- **Work required**
Print the listing from its top line through the line containing "2016.25, 2016.85, 2019.25, 2019.8, 2020.3];", nothing more, and leave out the pictures.

** start Source data **

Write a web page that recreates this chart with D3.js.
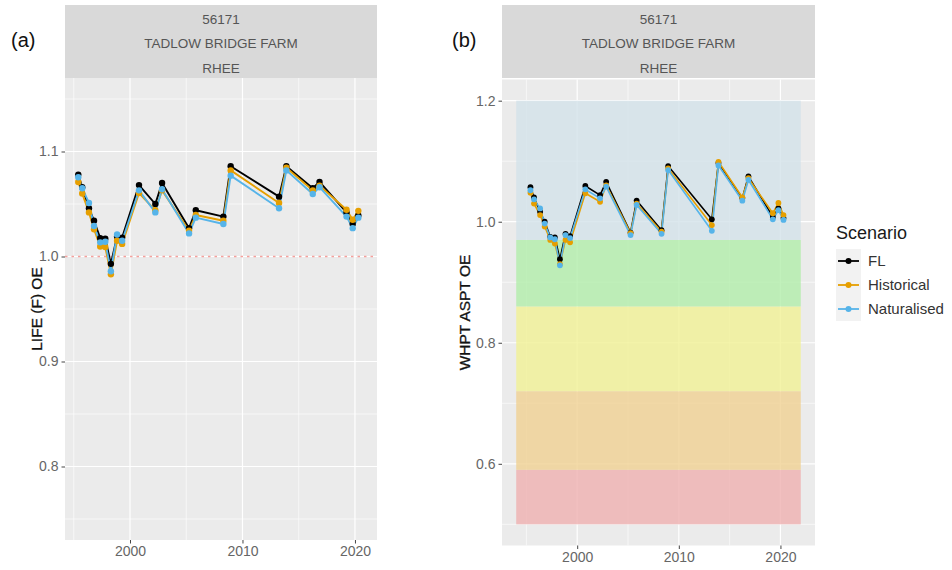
<!DOCTYPE html>
<html>
<head>
<meta charset="utf-8">
<script src="https://cdn.jsdelivr.net/npm/d3@7/dist/d3.min.js"></script>
<style>
  html, body { margin: 0; padding: 0; background: #ffffff; }
  svg { display: block; font-family: "Liberation Sans", Arial, sans-serif; }
</style>
</head>
<body>
<svg id="chart" width="952" height="570"></svg>
<script>
// Sampling dates (decimal years)
const years = [1995.4, 1995.75, 1996.35, 1996.8, 1997.35, 1997.8, 1998.3, 1998.85, 1999.3,
  2000.8, 2002.25, 2002.85, 2005.25, 2005.85, 2008.3, 2008.95, 2013.25, 2013.9,
  2016.25, 2016.85, 2019.25, 2019.8, 2020.3];

// LIFE (F) O/E per scenario
const lifeFL   = [1.078, 1.066, 1.046, 1.034, 1.0175, 1.017, 0.993, 1.019, 1.018, 1.068, 1.050, 1.070,
  1.027, 1.044, 1.038, 1.086, 1.057, 1.086, 1.065, 1.071, 1.042, 1.031, 1.039];
const lifeHist = [1.071, 1.060, 1.042, 1.026, 1.0095, 1.009, 0.983, 1.015, 1.012, 1.0605, 1.044, 1.063,
  1.0245, 1.0395, 1.034, 1.082, 1.051, 1.0845, 1.063, 1.0675, 1.0445, 1.035, 1.0435];
const lifeNat  = [1.0755, 1.065, 1.051, 1.029, 1.0135, 1.014, 0.986, 1.021, 1.015, 1.063, 1.042, 1.064,
  1.022, 1.037, 1.031, 1.077, 1.046, 1.082, 1.0595, 1.066, 1.038, 1.027, 1.037];

// WHPT ASPT O/E per scenario
const whptFL   = [1.057, 1.040, 1.0165, 1.000, 0.975, 0.974, 0.938, 0.980, 0.976, 1.059, 1.044, 1.066,
  0.982, 1.035, 0.986, 1.092, 1.004, 1.097, 1.039, 1.075, 1.008, 1.022, 1.006];
const whptHist = [1.048, 1.030, 1.011, 0.992, 0.970, 0.964, 0.930, 0.970, 0.966, 1.047, 1.033, 1.060,
  0.981, 1.030, 0.9835, 1.088, 0.9945, 1.099, 1.040, 1.072, 1.014, 1.031, 1.011];
const whptNat  = [1.052, 1.037, 1.022, 0.997, 0.974, 0.971, 0.928, 0.978, 0.973, 1.0535, 1.0386, 1.058,
  0.978, 1.0276, 0.980, 1.0854, 0.985, 1.093, 1.0347, 1.069, 1.004, 1.019, 1.003];

const scenarios = ["FL", "Historical", "Naturalised"];
const stripLines = ["56171", "TADLOW BRIDGE FARM", "RHEE"];

// WFD status class boundaries for WHPT ASPT (bad .. high)
const bandBreaks = [0.5, 0.59, 0.72, 0.86, 0.97, 1.2];
const bandYears = [1994, 2022];
const lifeRef = 1.0;

const xTicks = [2000, 2010, 2020];
const xMinor = [1995, 2005, 2015];
const lifeTicks = [0.8, 0.9, 1.0, 1.1];
const lifeMinor = [0.75, 0.85, 0.95, 1.05, 1.15];
const whptTicks = [0.6, 0.8, 1.0, 1.2];
const whptMinor = [0.5, 0.7, 0.9, 1.1];

const colour = d3.scaleOrdinal().domain(scenarios).range(["#000000", "#E69F00", "#56B4E9"]);
const bandFill = ["#efb0b0", "#f0d192", "#f1f195", "#b1edaa", "#d3e2ea"];

const svg = d3.select("#chart");

function panel(cfg) {
  const { x0, x1, y0, y1, xDom, yDom } = cfg;
  const x = d3.scaleLinear().domain(xDom).range([x0, x1]);
  const y = d3.scaleLinear().domain(yDom).range([y1, y0]);
  const g = svg.append("g");

  // strip
  g.append("rect").attr("x", x0).attr("y", 5).attr("width", x1 - x0).attr("height", 73).attr("fill", "#d9d9d9");
  stripLines.forEach((t, i) => {
    g.append("text").attr("x", (x0 + x1) / 2).attr("y", 19 + i * 24.5).attr("dy", "0.35em")
      .attr("text-anchor", "middle").attr("font-size", 13.5).attr("fill", "#555555").text(t);
  });

  // panel background
  g.append("rect").attr("x", x0).attr("y", y0).attr("width", x1 - x0).attr("height", y1 - y0).attr("fill", "#ebebeb");

  const grid = g.append("g").attr("stroke", "#ffffff");
  grid.selectAll(".ym").data(cfg.yMinor).join("line")
    .attr("x1", x0).attr("x2", x1).attr("y1", d => y(d)).attr("y2", d => y(d)).attr("stroke-width", 0.6);
  grid.selectAll(".xm").data(xMinor).join("line")
    .attr("y1", y0).attr("y2", y1).attr("x1", d => x(d)).attr("x2", d => x(d)).attr("stroke-width", 0.6);
  grid.selectAll(".yM").data(cfg.yTicks).join("line")
    .attr("x1", x0).attr("x2", x1).attr("y1", d => y(d)).attr("y2", d => y(d)).attr("stroke-width", 1.2);
  grid.selectAll(".xM").data(xTicks).join("line")
    .attr("y1", y0).attr("y2", y1).attr("x1", d => x(d)).attr("x2", d => x(d)).attr("stroke-width", 1.2);

  if (cfg.extra) cfg.extra(g, x, y);

  // series: all lines first, then all points
  const line = d3.line().x(d => x(d[0])).y(d => y(d[1]));
  const series = cfg.series.map((vals, i) => ({ name: scenarios[i], pts: years.map((yr, j) => [yr, vals[j]]) }));
  series.forEach(s => {
    g.append("path").attr("d", line(s.pts)).attr("fill", "none")
      .attr("stroke", colour(s.name)).attr("stroke-width", cfg.lw).attr("stroke-linejoin", "round");
  });
  series.forEach(s => {
    g.append("g").selectAll("circle").data(s.pts).join("circle")
      .attr("cx", d => x(d[0])).attr("cy", d => y(d[1])).attr("r", cfg.r).attr("fill", colour(s.name));
  });

  // axes
  const ax = g.append("g").attr("transform", `translate(${x0},0)`)
    .call(d3.axisLeft(y).tickValues(cfg.yTicks).tickSize(3.5).tickPadding(3).tickFormat(d3.format(".1f")));
  const bx = g.append("g").attr("transform", `translate(0,${y1})`)
    .call(d3.axisBottom(x).tickValues(xTicks).tickSize(3.5).tickPadding(3).tickFormat(d3.format("d")));
  [ax, bx].forEach(a => {
    a.select(".domain").remove();
    a.selectAll(".tick line").attr("stroke", "#444444").attr("stroke-width", 1);
    a.selectAll(".tick text").attr("fill", "#666666").attr("font-size", 14)
      .attr("font-family", "Liberation Sans, Arial, sans-serif");
  });

  // axis title
  g.append("text").attr("transform", `translate(${cfg.titleX},${(y0 + y1) / 2}) rotate(-90)`)
    .attr("text-anchor", "middle").attr("dy", "0.35em").attr("font-size", 15.5).attr("fill", "#111111")
    .attr("stroke", "#111111").attr("stroke-width", 0.3)
    .text(cfg.title);

  // panel tag
  g.append("text").attr("x", cfg.tagX).attr("y", 47).attr("font-size", 20).attr("fill", "#111111").text(cfg.tag);
  return { x, y };
}

panel({
  x0: 65, x1: 377, y0: 78, y1: 540,
  xDom: [1994.22, 2021.96], yDom: [0.73, 1.17],
  yTicks: lifeTicks, yMinor: lifeMinor,
  series: [lifeFL, lifeHist, lifeNat],
  lw: 1.9, r: 3.2,
  title: "LIFE (F) OE", titleX: 37, tag: "(a)", tagX: 11,
  extra: (g, x, y) => {
    g.append("line").attr("x1", x.range()[0]).attr("x2", x.range()[1])
      .attr("y1", y(lifeRef)).attr("y2", y(lifeRef))
      .attr("stroke", "#f4a09c").attr("stroke-width", 1.6).attr("stroke-dasharray", "2.5,4");
  }
});

panel({
  x0: 502, x1: 815, y0: 79.5, y1: 545.5,
  xDom: [1992.6, 2023.4], yDom: [0.465, 1.235],
  yTicks: whptTicks, yMinor: whptMinor,
  series: [whptFL, whptHist, whptNat],
  lw: 1.6, r: 2.9,
  title: "WHPT ASPT OE", titleX: 465, tag: "(b)", tagX: 452,
  extra: (g, x, y) => {
    const bands = d3.pairs(bandBreaks);
    g.append("g").selectAll("rect").data(bands).join("rect")
      .attr("x", x(bandYears[0])).attr("width", x(bandYears[1]) - x(bandYears[0]))
      .attr("y", d => y(d[1])).attr("height", d => y(d[0]) - y(d[1]))
      .attr("fill", (d, i) => bandFill[i]).attr("fill-opacity", 0.8);
  }
});

// legend
const leg = svg.append("g");
leg.append("text").attr("x", 836).attr("y", 239).attr("font-size", 18).attr("fill", "#1a1a1a").text("Scenario");
scenarios.forEach((s, i) => {
  const cy = 261 + i * 24;
  leg.append("rect").attr("x", 836).attr("y", cy - 12).attr("width", 25).attr("height", 24).attr("fill", "#f2f2f2");
  leg.append("line").attr("x1", 838).attr("x2", 859).attr("y1", cy).attr("y2", cy)
    .attr("stroke", colour(s)).attr("stroke-width", 1.8);
  leg.append("circle").attr("cx", 848.5).attr("cy", cy).attr("r", 3).attr("fill", colour(s));
  leg.append("text").attr("x", 868).attr("y", cy).attr("dy", "0.35em").attr("font-size", 15)
    .attr("fill", "#333333").text(s);
});
</script>
</body>
</html>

** end Source data **

- **Response to the exercise**
Write a web page that recreates this chart with D3.js.
<!DOCTYPE html>
<html>
<head>
<meta charset="utf-8">
<script src="https://cdn.jsdelivr.net/npm/d3@7/dist/d3.min.js"></script>
<style>
  html, body { margin: 0; padding: 0; background: #ffffff; }
  svg { display: block; font-family: "Liberation Sans", Arial, sans-serif; }
</style>
</head>
<body>
<svg id="chart" width="952" height="570"></svg>
<script>
// Sampling dates (decimal years)
const years = [1995.4, 1995.75, 1996.35, 1996.8, 1997.35, 1997.8, 1998.3, 1998.85, 1999.3,
  2000.8, 2002.25, 2002.85, 2005.25, 2005.85, 2008.3, 2008.95, 2013.25, 2013.9,
  2016.25, 2016.85, 2019.25, 2019.8, 2020.3];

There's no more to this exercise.